Exercise description =
Can you write out all the lines word for word, with no pictures?

Listing =
+++

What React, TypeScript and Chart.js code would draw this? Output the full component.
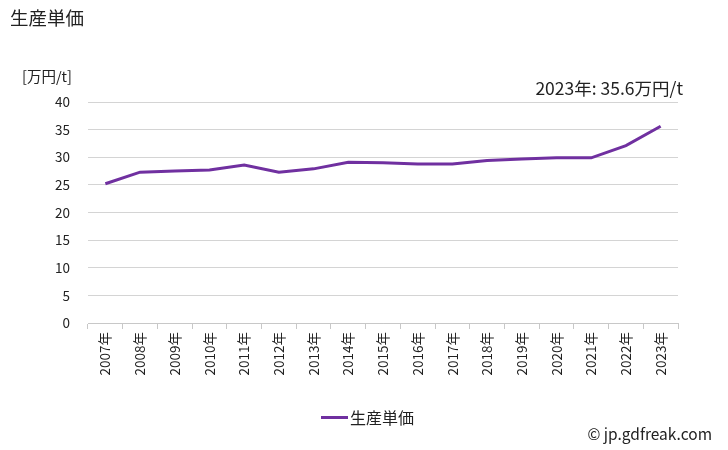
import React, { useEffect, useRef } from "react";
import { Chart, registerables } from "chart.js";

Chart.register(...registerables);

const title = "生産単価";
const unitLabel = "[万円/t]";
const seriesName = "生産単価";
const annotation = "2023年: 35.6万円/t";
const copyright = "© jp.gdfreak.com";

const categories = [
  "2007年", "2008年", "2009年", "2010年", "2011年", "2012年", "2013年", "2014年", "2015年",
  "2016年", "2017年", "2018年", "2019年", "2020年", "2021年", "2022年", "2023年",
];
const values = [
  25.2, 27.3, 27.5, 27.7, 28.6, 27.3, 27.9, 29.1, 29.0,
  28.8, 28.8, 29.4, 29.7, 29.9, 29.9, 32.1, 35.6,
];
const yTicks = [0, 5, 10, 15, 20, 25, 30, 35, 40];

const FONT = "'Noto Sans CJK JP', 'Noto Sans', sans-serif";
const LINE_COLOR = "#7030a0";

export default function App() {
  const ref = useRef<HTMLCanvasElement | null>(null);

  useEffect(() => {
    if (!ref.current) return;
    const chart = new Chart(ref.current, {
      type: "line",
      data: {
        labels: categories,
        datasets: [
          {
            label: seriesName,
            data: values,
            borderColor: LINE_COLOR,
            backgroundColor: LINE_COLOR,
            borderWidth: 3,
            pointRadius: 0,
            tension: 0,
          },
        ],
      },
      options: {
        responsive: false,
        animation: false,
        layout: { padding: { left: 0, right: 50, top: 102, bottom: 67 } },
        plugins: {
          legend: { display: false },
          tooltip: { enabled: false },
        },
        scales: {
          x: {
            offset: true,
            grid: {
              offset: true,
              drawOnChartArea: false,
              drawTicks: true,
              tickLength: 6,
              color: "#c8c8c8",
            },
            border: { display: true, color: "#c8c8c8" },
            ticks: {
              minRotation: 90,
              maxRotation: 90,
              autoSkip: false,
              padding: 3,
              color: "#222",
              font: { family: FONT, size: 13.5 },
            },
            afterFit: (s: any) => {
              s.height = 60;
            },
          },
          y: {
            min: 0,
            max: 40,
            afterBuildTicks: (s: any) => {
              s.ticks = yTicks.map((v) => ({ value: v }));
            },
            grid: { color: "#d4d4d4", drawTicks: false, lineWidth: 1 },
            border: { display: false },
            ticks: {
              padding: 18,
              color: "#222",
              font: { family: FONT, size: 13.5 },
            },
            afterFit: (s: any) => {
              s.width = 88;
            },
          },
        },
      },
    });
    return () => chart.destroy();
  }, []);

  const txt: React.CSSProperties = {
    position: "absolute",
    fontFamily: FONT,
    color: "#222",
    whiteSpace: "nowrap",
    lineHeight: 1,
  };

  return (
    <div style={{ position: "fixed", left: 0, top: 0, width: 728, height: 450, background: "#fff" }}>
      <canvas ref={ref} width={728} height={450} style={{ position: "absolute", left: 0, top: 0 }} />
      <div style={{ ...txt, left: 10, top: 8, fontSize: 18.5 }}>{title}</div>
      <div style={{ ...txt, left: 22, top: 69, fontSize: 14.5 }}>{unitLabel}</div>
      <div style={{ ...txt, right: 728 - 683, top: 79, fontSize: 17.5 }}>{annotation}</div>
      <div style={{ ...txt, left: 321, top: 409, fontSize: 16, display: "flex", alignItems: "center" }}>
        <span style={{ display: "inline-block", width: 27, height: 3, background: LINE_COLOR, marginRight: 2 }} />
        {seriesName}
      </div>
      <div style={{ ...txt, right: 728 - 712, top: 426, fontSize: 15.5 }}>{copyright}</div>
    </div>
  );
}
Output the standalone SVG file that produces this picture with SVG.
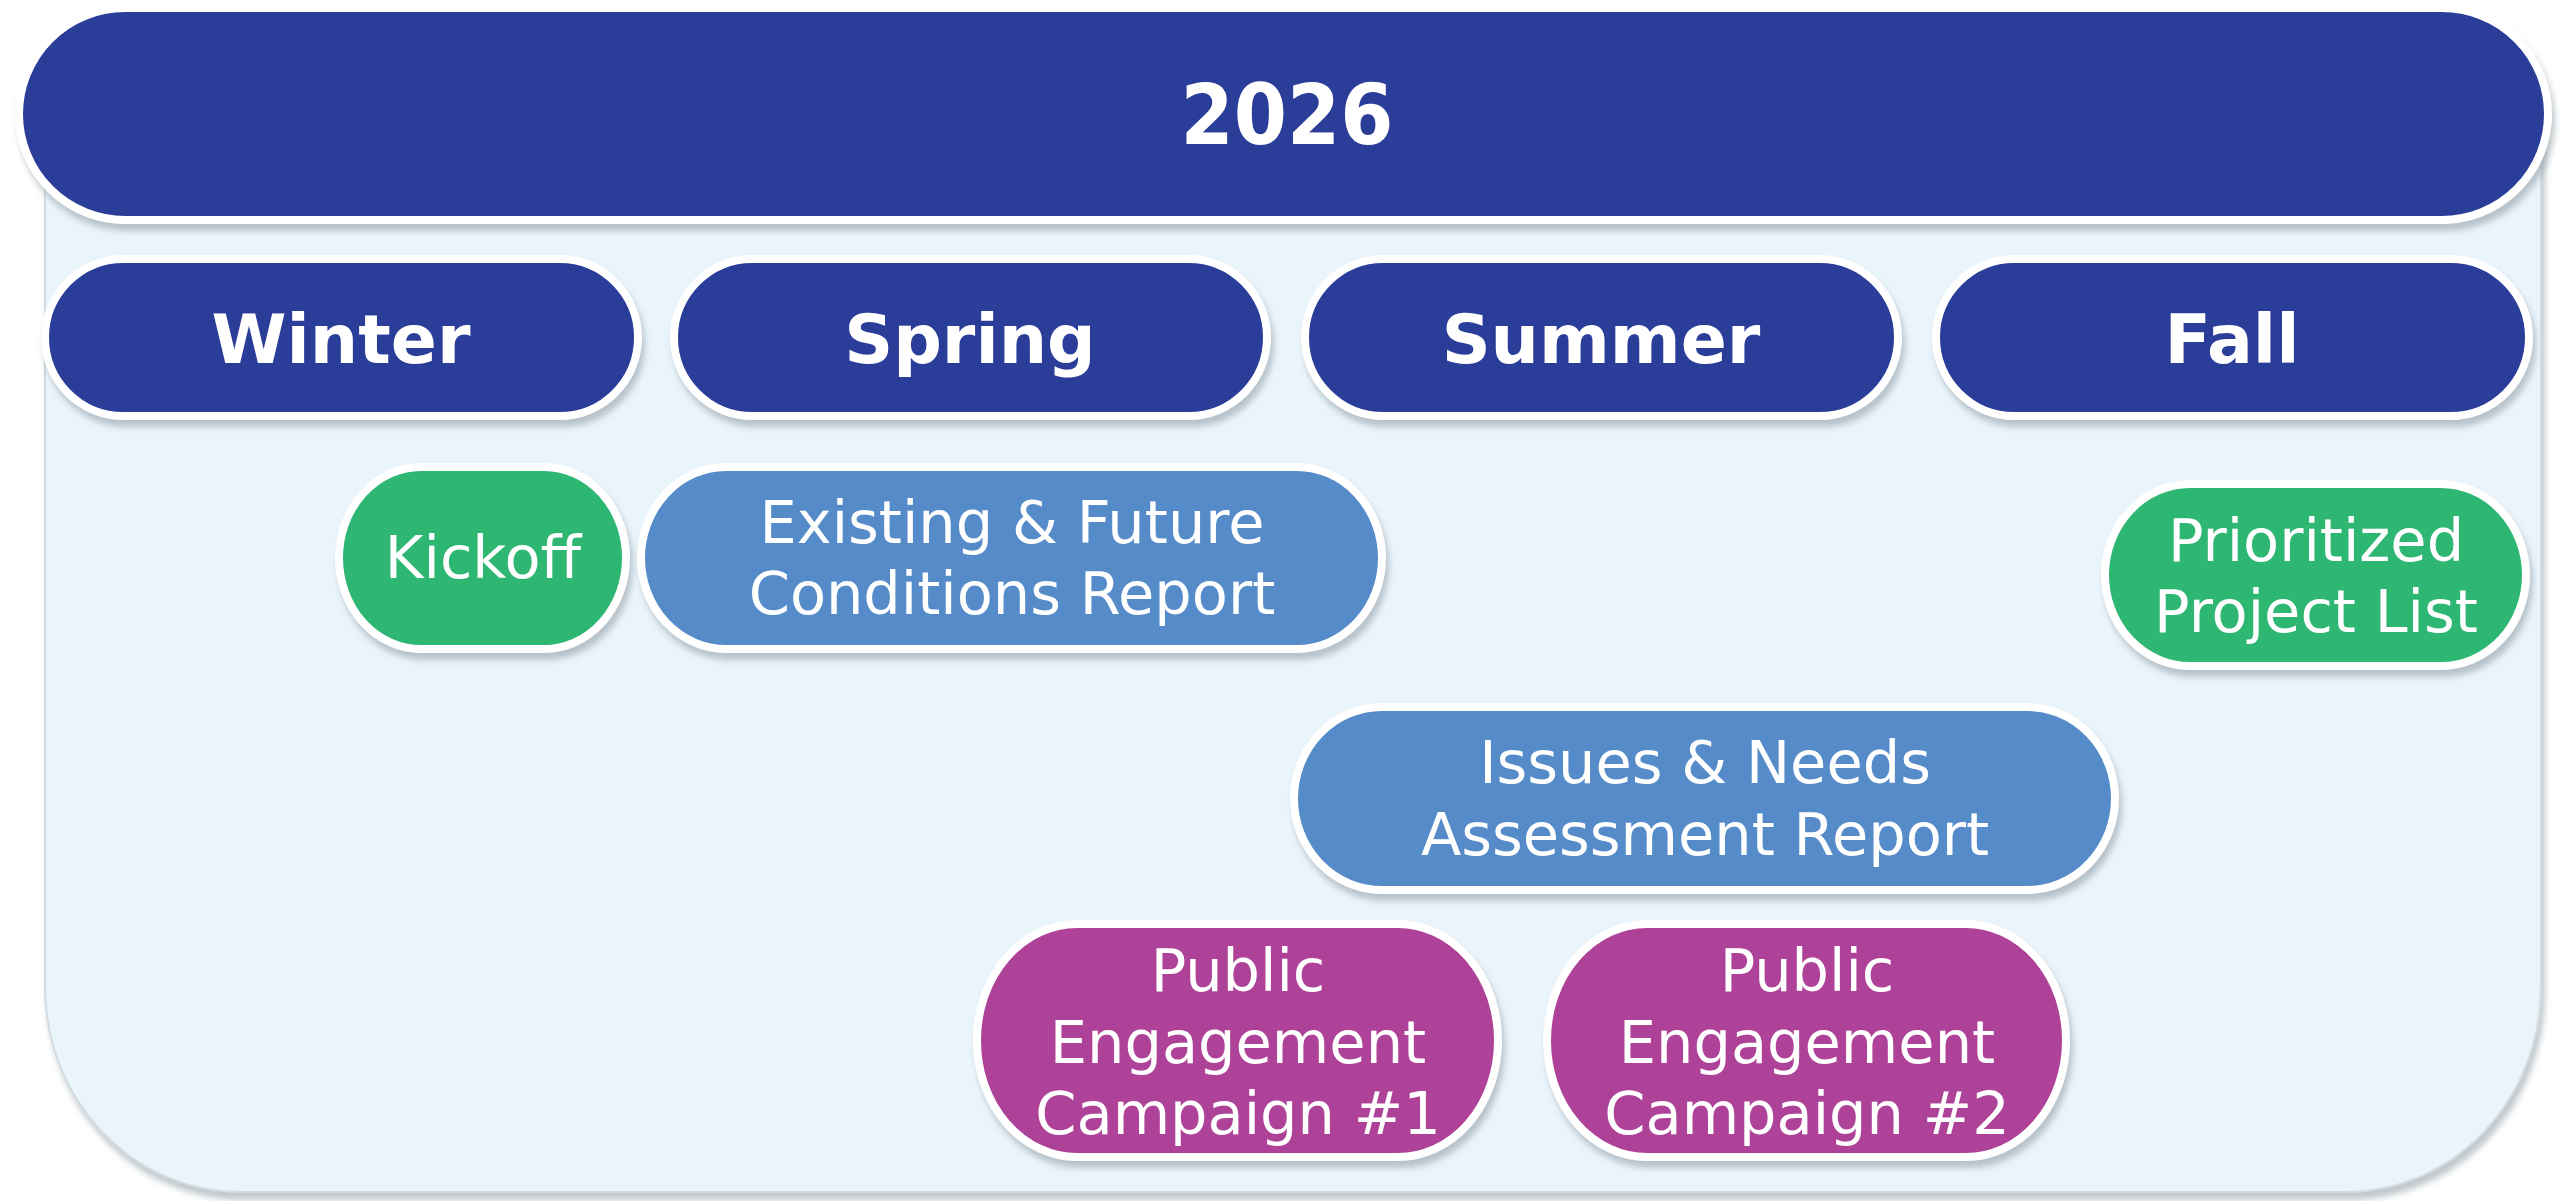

+++

Answer to this task =
What React, TypeScript and Chart.js code would draw this? Output the full component.
import React, { useEffect, useRef } from "react";
import { Chart, registerables } from "chart.js";

Chart.register(...registerables);

const title = "生産単価";
const unitLabel = "[万円/t]";
const seriesName = "生産単価";
const annotation = "2023年: 35.6万円/t";
const copyright = "© jp.gdfreak.com";

const categories = [
  "2007年", "2008年", "2009年", "2010年", "2011年", "2012年", "2013年", "2014年", "2015年",
  "2016年", "2017年", "2018年", "2019年", "2020年", "2021年", "2022年", "2023年",
];
const values = [
  25.2, 27.3, 27.5, 27.7, 28.6, 27.3, 27.9, 29.1, 29.0,
  28.8, 28.8, 29.4, 29.7, 29.9, 29.9, 32.1, 35.6,
];
const yTicks = [0, 5, 10, 15, 20, 25, 30, 35, 40];

const FONT = "'Noto Sans CJK JP', 'Noto Sans', sans-serif";
const LINE_COLOR = "#7030a0";

export default function App() {
  const ref = useRef<HTMLCanvasElement | null>(null);

  useEffect(() => {
    if (!ref.current) return;
    const chart = new Chart(ref.current, {
      type: "line",
      data: {
        labels: categories,
        datasets: [
          {
            label: seriesName,
            data: values,
            borderColor: LINE_COLOR,
            backgroundColor: LINE_COLOR,
            borderWidth: 3,
            pointRadius: 0,
            tension: 0,
          },
        ],
      },
      options: {
        responsive: false,
        animation: false,
        layout: { padding: { left: 0, right: 50, top: 102, bottom: 67 } },
        plugins: {
          legend: { display: false },
          tooltip: { enabled: false },
        },
        scales: {
          x: {
            offset: true,
            grid: {
              offset: true,
              drawOnChartArea: false,
              drawTicks: true,
              tickLength: 6,
              color: "#c8c8c8",
            },
            border: { display: true, color: "#c8c8c8" },
            ticks: {
              minRotation: 90,
              maxRotation: 90,
              autoSkip: false,
              padding: 3,
              color: "#222",
              font: { family: FONT, size: 13.5 },
            },
            afterFit: (s: any) => {
              s.height = 60;
            },
          },
          y: {
            min: 0,
            max: 40,
            afterBuildTicks: (s: any) => {
              s.ticks = yTicks.map((v) => ({ value: v }));
            },
            grid: { color: "#d4d4d4", drawTicks: false, lineWidth: 1 },
            border: { display: false },
            ticks: {
              padding: 18,
              color: "#222",
              font: { family: FONT, size: 13.5 },
            },
            afterFit: (s: any) => {
              s.width = 88;
            },
          },
        },
      },
    });
    return () => chart.destroy();
  }, []);

  const txt: React.CSSProperties = {
    position: "absolute",
    fontFamily: FONT,
    color: "#222",
    whiteSpace: "nowrap",
    lineHeight: 1,
  };

  return (
    <div style={{ position: "fixed", left: 0, top: 0, width: 728, height: 450, background: "#fff" }}>
      <canvas ref={ref} width={728} height={450} style={{ position: "absolute", left: 0, top: 0 }} />
      <div style={{ ...txt, left: 10, top: 8, fontSize: 18.5 }}>{title}</div>
      <div style={{ ...txt, left: 22, top: 69, fontSize: 14.5 }}>{unitLabel}</div>
      <div style={{ ...txt, right: 728 - 683, top: 79, fontSize: 17.5 }}>{annotation}</div>
      <div style={{ ...txt, left: 321, top: 409, fontSize: 16, display: "flex", alignItems: "center" }}>
        <span style={{ display: "inline-block", width: 27, height: 3, background: LINE_COLOR, marginRight: 2 }} />
        {seriesName}
      </div>
      <div style={{ ...txt, right: 728 - 712, top: 426, fontSize: 15.5 }}>{copyright}</div>
    </div>
  );
}
Output the standalone SVG file that produces this picture with SVG.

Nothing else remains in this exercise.